The 2021 relocation agreement meant the University College of Northern Denmark (UCN) in Aalborg had started planning a teaching course in Skørping in Rebild Municipality. But the Principal, Kristina Kristoffersen told DR she is relieved the plan can now be dropped.

“We feared that we would not get students to actually apply, and that we would therefore not be able to cover the labour market needs here in North Jutland”, she said.

Former Minister of Education and Research, Jesper Petersen, said the new plans were “deeply worrying”. He maintained that it was important for more education programmes to be located in smaller towns.

“There is nothing strange in the fact that when you get a new government, you also get a new policy”, new Minister of Education and Research, Christina Egelund told DR.

She added that they needed to make sure enrolment in welfare education did not continue to drop. 

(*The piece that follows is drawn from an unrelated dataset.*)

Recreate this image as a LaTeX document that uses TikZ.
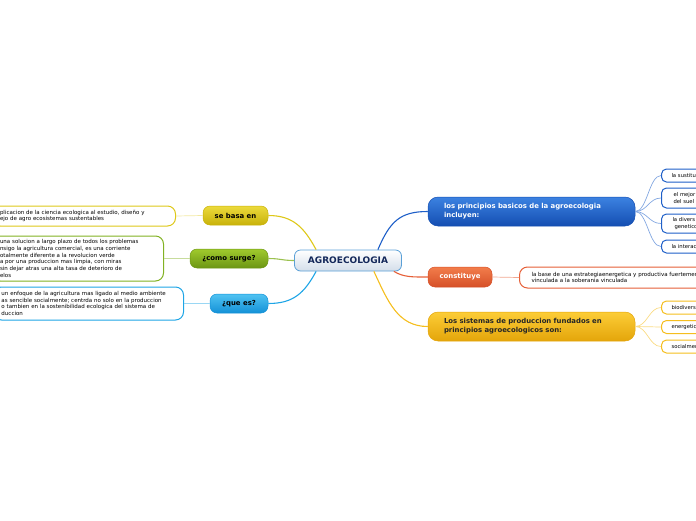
\documentclass[tikz,border=0pt]{standalone}
\usepackage{fontspec}
\setmainfont{DejaVu Sans}
\usetikzlibrary{positioning}
\definecolor{mynavy}{RGB}{20,40,90}
\definecolor{mainedge}{RGB}{90,160,215}
\definecolor{mainbot}{RGB}{212,222,234}
\definecolor{myyellow}{RGB}{222,200,25}
\definecolor{yeltop}{RGB}{236,218,60}
\definecolor{yelbot}{RGB}{200,178,10}
\definecolor{mygreen}{RGB}{130,178,35}
\definecolor{grntop}{RGB}{160,202,45}
\definecolor{grnbot}{RGB}{108,150,20}
\definecolor{mysky}{RGB}{30,165,230}
\definecolor{skytop}{RGB}{80,195,242}
\definecolor{skybot}{RGB}{20,145,215}
\definecolor{myblue}{RGB}{30,95,200}
\definecolor{blutop}{RGB}{60,130,225}
\definecolor{blubot}{RGB}{20,78,178}
\definecolor{myred}{RGB}{230,95,55}
\definecolor{redtop}{RGB}{242,125,75}
\definecolor{redbot}{RGB}{214,80,40}
\definecolor{myamber}{RGB}{245,190,30}
\definecolor{ambtop}{RGB}{252,205,55}
\definecolor{ambbot}{RGB}{228,165,10}
\tikzset{
  mainbox/.style={rectangle, draw=mainedge, top color=white, bottom color=mainbot,
    minimum width=107pt, minimum height=21pt, rounded corners=6pt, line width=0.8pt,
    font=\fontsize{9}{10}\selectfont\bfseries, text=mynavy},
  topic/.style={rectangle, rounded corners=7pt, line width=0.5pt, inner sep=0pt,
    minimum height=19pt, font=\fontsize{6.9}{8}\selectfont\bfseries},
  bigtopic/.style={rectangle, rounded corners=10pt, line width=0.5pt, inner xsep=16pt,
    text width=175pt, align=left, minimum height=29pt,
    font=\fontsize{6.9}{9}\selectfont\bfseries},
  note/.style={rectangle, fill=white, rounded corners=8pt, line width=1pt,
    inner xsep=8pt, align=left, font=\fontsize{5.5}{6.8}\selectfont},
  leaf/.style={rectangle, fill=white, rounded corners=5pt, line width=1pt, anchor=west,
    inner xsep=10pt, text width=40pt, align=left, font=\fontsize{5.3}{6.5}\selectfont},
  link/.style={line width=1.1pt},
  sublink/.style={line width=0.7pt}
}
\begin{document}
\begin{tikzpicture}[x=1pt,y=-1pt]
  \useasboundingbox (0,0) rectangle (696,520);

  % Central topic
  \node[mainbox] (agro) at (348,260.5) {AGROECOLOGIA};

  % Left branches
  \node[topic, draw=yelbot, top color=yeltop, bottom color=yelbot, minimum width=65pt] (basa) at (235.5,215.5) {se basa en};
  \node[topic, draw=grnbot, top color=grntop, bottom color=grnbot, minimum width=78pt] (surge) at (229,258.5) {¿como surge?};
  \node[topic, draw=skybot, top color=skytop, bottom color=skybot, minimum width=58pt] (quees) at (239,303.5) {¿que es?};

  \node[note, draw=myyellow, anchor=east, text width=167.5pt, minimum height=20pt] (basatxt) at (176,216)
    {plicacion de la ciencia ecologica al estudio, diseño y\\ejo de agro ecosistemas sustentables};
  \node[note, draw=mygreen, anchor=east, text width=155.5pt, minimum height=45pt] (surgetxt) at (164,258.5)
    {una solucion a largo plazo de todos los problemas\\nsigo la agricultura comercial, es una corriente\\otalmente diferente a la revolucion verde\\a por una produccion mas limpia, con miras\\ sin dejar atras una alta tasa de deterioro de\\elos};
  \node[note, draw=mysky, anchor=east, text width=174pt, minimum height=33pt] (queestxt) at (184,303.5)
    {un enfoque de la agricultura mas ligado al medio ambiente\\as sencible socialmente; centrda no solo en la produccion\\o tambien en la sostenibilidad ecologica del sistema de\\duccion};

  % Right branches
  \node[bigtopic, draw=blubot, top color=blutop, bottom color=blubot, text=white] (princ) at (531.5,211.5)
    {los principios basicos de la agroecologia\\incluyen:};
  \node[topic, draw=redbot, top color=redtop, bottom color=redbot, text=white, minimum width=64pt, minimum height=20pt] (const) at (460,277) {constituye};
  \node[bigtopic, draw=ambbot, top color=ambtop, bottom color=ambbot, text=black!85] (sist) at (531.5,326.5)
    {Los sistemas de produccion fundados en\\principios agroecologicos son:};

  \node[note, draw=myred, anchor=west, inner xsep=12pt, text width=190pt, minimum height=21pt] (consttxt) at (519,277.5)
    {la base de una estrategiaenergetica y productiva fuertemen\\vinculada a la soberania vinculada};

  % Leaves of the principles
  \node[leaf, draw=myblue, minimum height=13pt] (sust) at (661,175.5) {la sustitu};
  \node[leaf, draw=myblue, minimum height=20pt] (mejor) at (661,198) {\hspace*{2pt}el mejor\\\hspace*{2pt}del suel};
  \node[leaf, draw=myblue, minimum height=19pt] (divers) at (661,223.5) {\hspace*{1pt}la divers\\\hspace*{3pt}genetico};
  \node[leaf, draw=myblue, minimum height=13pt] (interac) at (661,246.5) {la interac};

  % Leaves of the systems
  \node[leaf, draw=myamber, minimum height=13pt] (biodiv) at (661,307.5) {biodivers};
  \node[leaf, draw=myamber, minimum height=13pt] (energ) at (661,327) {energetic};
  \node[leaf, draw=myamber, minimum height=13pt] (social) at (661,346.5) {socialmen};

  % Main links
  \draw[link, draw=myyellow] ([xshift=22pt]agro.north west) .. controls +(-12,-22) and +(25,0) .. (basa.east);
  \draw[link, draw=mygreen!80] (agro.west) .. controls +(-12,0) and +(12,0) .. (surge.east);
  \draw[link, draw=mysky] ([xshift=22pt]agro.south west) .. controls +(-12,22) and +(25,0) .. (quees.east);
  \draw[link, draw=myblue] ([xshift=-24pt]agro.north east) .. controls +(12,-28) and +(-28,0) .. (princ.west);
  \draw[link, draw=myred] ([xshift=-8pt]agro.south east) .. controls +(10,6) and +(-15,0) .. (const.west);
  \draw[link, draw=myamber] ([xshift=-28pt]agro.south east) .. controls +(14,30) and +(-30,0) .. (sist.west);

  % Sub links
  \draw[sublink, draw=myyellow!40] (basa.west) -- (basatxt.east);
  \draw[sublink, draw=mygreen!45] (surge.west) -- (surgetxt.east);
  \draw[sublink, draw=mysky!45] (quees.west) -- (queestxt.east);
  \draw[sublink, draw=myred!55] (const.east) -- (consttxt.west);
  \foreach \n in {sust,mejor,divers,interac}
    \draw[sublink, draw=myblue!55] (princ.east) .. controls +(12,0) and +(-12,0) .. (\n.west);
  \foreach \n in {biodiv,energ,social}
    \draw[sublink, draw=myamber!55] (sist.east) .. controls +(12,0) and +(-12,0) .. (\n.west);
\end{tikzpicture}
\end{document}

Plans to relocate the other higher education programmes under the 2021 agreement will still continue. Educational institutions can also choose to relocate study places if they wish to, Egelund added.

Steffen Damsgaard, chairman of the Community Council of Rural Districts (Landdistrikters Fællesråd) told newswire Ritzau he believed the government was making a rash decision.

“You must take the long-view, when you make this kind of initiative, to create a better educational balance”, he said.

He pointed out that it was important for the municipalities to have welfare training nearby, as this is where they recruit from. But he added recruitment problems could not be solved by relocating alone and that a closer look was needed as to why young people were not enrolling on welfare courses.

“We should see what other factors come into play. It’s not just about geography”, he said.